Over time, the system settles—not into what is best understood or most widely intended, but into what continues to be reinforced.


As this happens, deviation becomes more difficult—not because alternatives are unknown, but because they are not supported by the same conditions. They do not persist long enough to take hold.


A professional begins with a focus on careful analysis. Early work is measured, detailed, and slower to produce visible results. Over time, a different pattern begins to take shape. Simpler conclusions, clearer positions, and more immediate recommendations receive greater attention. These are repeated more often. Gradually, the work changes—not through a single decision, but through what continues to be reinforced.


What was once deliberate becomes more streamlined. What was once exploratory becomes more directional. The shift is not imposed. It is sustained.


What is reinforced through this process tends to share a recognizable quality. It produces visible results within the system. It generates movement, attracts attention, and sustains engagement. What is slower, less visible, or less immediately productive may persist, but is less often selected unless it supports the same patterns.
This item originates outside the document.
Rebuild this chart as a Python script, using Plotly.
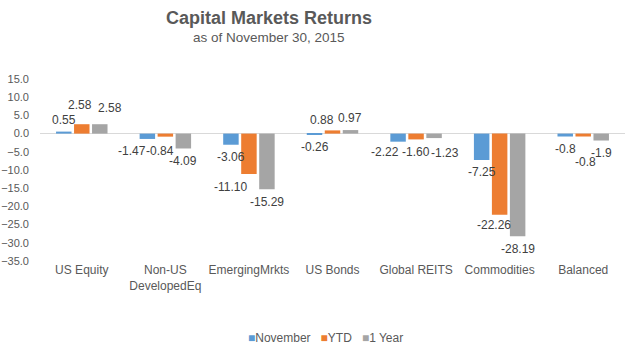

As these tendencies are reinforced, they begin to settle into structure. What was once adaptive becomes established. Patterns that emerge through repetition no longer need to be actively chosen; they continue on their own.


This is where a separation appears between intention and outcome. A system organized around profit may favor what attracts attention over what is accurate. A system oriented toward growth may reward expansion even when stability would be more appropriate. In environments shaped by visibility, what is noticed can begin to outweigh what is true.


These outcomes are not imposed from outside. They follow from what is being reinforced. And once established, they tend to continue—not because they are continually chosen, but because they are already supported by the structure in place.


Seen in this way, outcomes become more intelligible. What appears as a shift within a single event may reflect an adjustment within the system itself. When incentives change, behavior changes with them. When they do not, similar results continue to appear—even when there is clear recognition that something else would be preferable.


Interpretation shifts as a result. Instead of asking only what happened, it becomes possible to ask what made that outcome likely—what is being reinforced, what is not, and what can continue under the conditions that are present.


The event still appears.


But it is no longer where the explanation begins.